Grass peas and brinjal (Khesari – bhanta)
Grass peas (Lathyrus sativus), grown as a forage in Europe, is considered a poor man’s pigeon pea (rahar ko dal) in the Terai. Although there’s a common belief that its prolonged use can cause paralysis, people love the grass peas and brinjal (eggplant or aubergine) curry in the southern plains.

Here’s how you cook it: Cut khesari leaves into fine pieces and chop the brinjal into fine cubes. Get your spices ready to start with. Then heat few spoonful of mustard oil, fry finely with chopped garlic, onion, ginger and chilly pieces. As the onion turns brown, add the brinjal pieces and fry them for a while. Then slowly add the grass peas and cook for a while. As you cook the curry, add the spices (turmeric, chilly, coriander and cumin powder) and water and cook on low heat. You can eat the curry with boiled rice but it tastes better when eaten with puffed rice.

Bottle gourd and mustard greens (Gonja)
Have you ever tried cooking bottle gourd and mustard greens together? The mixed curry of bottle gourd and mustard greens, called gonja in Eastern Nepal, is a local delicacy during the onset of the winter season.

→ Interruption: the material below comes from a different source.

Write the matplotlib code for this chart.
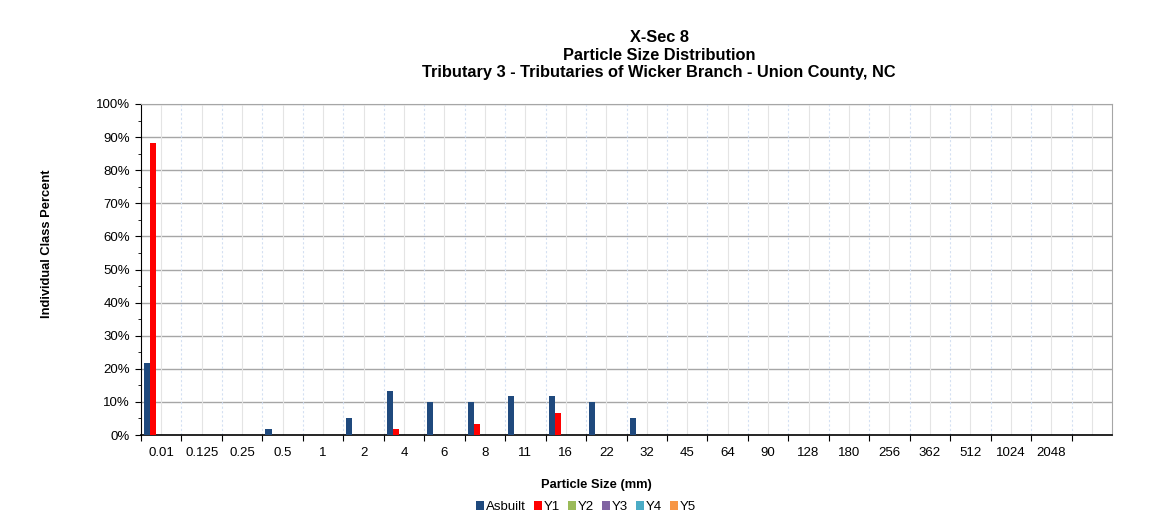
import matplotlib
matplotlib.use("Agg")
import matplotlib.pyplot as plt
import numpy as np
from matplotlib.ticker import FuncFormatter, MultipleLocator

plt.rcParams['font.family'] = ['Liberation Sans', 'DejaVu Sans']

sizes = ["0.01", "0.125", "0.25", "0.5", "1", "2", "4", "6", "8", "11", "16", "22",
         "32", "45", "64", "90", "128", "180", "256", "362", "512", "1024", "2048", ""]

series_names = ["Asbuilt", "Y1", "Y2", "Y3", "Y4", "Y5"]
series_colors = ["#1F497D", "#FF0000", "#9BBB59", "#8064A2", "#4BACC6", "#F79646"]

asbuilt = [21.7, 0, 0, 1.7, 0, 5.0, 13.3, 10.0, 10.0, 11.7, 11.7, 10.0,
           5.0, 0, 0, 0, 0, 0, 0, 0, 0, 0, 0, 0]
y1 = [88.3, 0, 0, 0, 0, 0, 1.7, 0, 3.3, 0, 6.7, 0,
      0, 0, 0, 0, 0, 0, 0, 0, 0, 0, 0, 0]
y2 = [0] * 24
y3 = [0] * 24
y4 = [0] * 24
y5 = [0] * 24

values = [asbuilt, y1, y2, y3, y4, y5]

fig = plt.figure(figsize=(11.52, 5.27), dpi=100)
ax = fig.add_axes([141 / 1152, 1 - 435 / 527, (1112 - 141) / 1152, (435 - 104) / 527])

n = len(sizes)
idx = np.arange(n)
w = 0.152
for k, (name, vals, col) in enumerate(zip(series_names, values, series_colors)):
    ax.bar(idx + 0.075 + k * w, vals, width=w, align='edge', color=col,
           linewidth=0, label=name, zorder=3)

ax.set_xlim(0, n)
ax.set_ylim(0, 100)

# category boundaries carry the ticks, labels sit in the middle
ax.set_xticks(idx)
ax.set_xticklabels([])
ax.set_xticks(idx + 0.5, minor=True)
ax.set_xticklabels(sizes, minor=True, fontsize=9.5)
ax.tick_params(axis='x', which='major', length=4, direction='out', color='black')
ax.tick_params(axis='x', which='minor', length=0, pad=9)

ax.yaxis.set_major_locator(MultipleLocator(10))
ax.yaxis.set_minor_locator(MultipleLocator(5))
ax.yaxis.set_major_formatter(FuncFormatter(lambda v, p: f"{v:.0f}%"))
ax.tick_params(axis='y', which='major', length=4, labelsize=9.5, pad=4)
ax.tick_params(axis='y', which='minor', length=2)

# grid
for v in range(10, 101, 10):
    ax.axhline(v, color='#a6a6a6', lw=1, zorder=1)
for i in range(1, n):
    ax.axvline(i, color='#d4e0f2', lw=0.8, ls=(0, (2, 2)), zorder=1)
for i in range(n):
    ax.axvline(i + 0.5, color='#e4e4e4', lw=0.8, zorder=1)

ax.spines['left'].set_color('black')
ax.spines['bottom'].set_color('black')
ax.spines['bottom'].set_linewidth(1.2)
ax.spines['top'].set_color('#a6a6a6')
ax.spines['right'].set_color('#a6a6a6')

title_lines = ["X-Sec 8", "Particle Size Distribution",
               "Tributary 3 - Tributaries of Wicker Branch - Union County, NC"]
for line, ypix in zip(title_lines, [38, 55, 73]):
    fig.text(659 / 1152, 1 - ypix / 527, line, ha='center', va='center',
             fontsize=11.8, fontweight='bold')

fig.text(47 / 1152, 1 - 244 / 527, "Individual Class Percent", rotation=90,
         ha='center', va='center', fontsize=9.3, fontweight='bold')
fig.text(596 / 1152, 1 - 485 / 527, "Particle Size (mm)", ha='center', va='center',
         fontsize=9.3, fontweight='bold')

fig.legend(loc='center', bbox_to_anchor=(586 / 1152, 1 - 507 / 527), ncol=6,
           frameon=False, fontsize=9.5, handlelength=0.6, handleheight=0.6,
           handletextpad=0.15, columnspacing=0.6)

fig.savefig("out.png", dpi=100)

Here’s how you cook it: Scrape the bottle gourd and cut it into small pieces. Also cut small pieces of mustard leaves. Just like other curries, start with frying onion, chillies, ginger and garlic pieces. You can also fry fenugreek and cumin seeds for a unique taste. Once the onion gets brown, add the bottle gourd pieces and fry till they pieces become a bit translucent. Then add the mustard greens. Fry them both and cook on low heat. Finally add a bit of water and add a pinch of rice flour, if available. Let it cook for a while—it'll be ready in few minutes. Serve it with either rice or puffed rice. They also cook bottle gourd and sinki (fermented and dried greens) together. It’s also called gonja but is a bit sour in taste.

Drumsticks and flaxseed.
Drumstick and flaxseed (moonga – aalash)
Drumstick, flaxseed and bay leaf make a yummy curry. Just roast the seeds and grind them into powder form. While cooking the drumsticks start by frying the bay leaves, dried red chillies and nicely sliced onions in mustard oil. As the onion slices turn brown add the drumstick pieces and slices of potatoes to taste and cook on low heat. Add cumin, coriander, turmeric powder, ginger garlic paste and salt to taste and add warm water. Finally, add the flaxseed powder for thick gravy and your dish is ready!

Jhilli – dahi curry
Jhilli, made of chickpea flour, looks like a jalebi but is salty in taste. Fried in mustard oil or vanaspati ghee, they are one of the most sought after snacks in haats, the weekly markets of the southern plains. And if you cook it in a thick gravy of chopped onion, spices and dahi (curd), it makes a fabulous curry.

Elephant foot yam and mango ginger (Oal- amadi)
We talked about elephant foot yam aka oal curry in our September 2018 issue. When mixed with mango ginger aka amadi, the oal tastes much better. The amadi looks like ginger but tastes like raw mango and it makes a unique combination with oal. You’ll just need to grind elephant foot yam and mango ginger, together with chilly and spices. Then dry the mixture in the sun first before packing it in a bottle with mustard oil and salt to taste. It's finger licking good!

Fresh bamboo shoots and flaxseed (Tama – aalash)
The fresh bamboo shoots are a bit bitter when cooked without treating with baking soda. But when boiled with baking soda, the bitterness goes away. And once garnished with flaxseed powder, the slurpy bamboo shoot curry tastes amazing! It's a peculiar dish cooked in the southern plains of Nepal and since the flaxseed has been deemed a superfood, the curry, if introduced to a wider audience, is set to be a hit among foodies.

Koiralo leaves and flaxseed
The Bauhinia variegata L. flowers are delicious to eat as a pickle or chutney. Called koiralo in Nepali and koilar in the local language of the southern plains of Nepal, its tender leaves are eaten as a popular vegetable. And if garnished with flaxseed powder just like the fresh bamboo shoots, it tastes superb!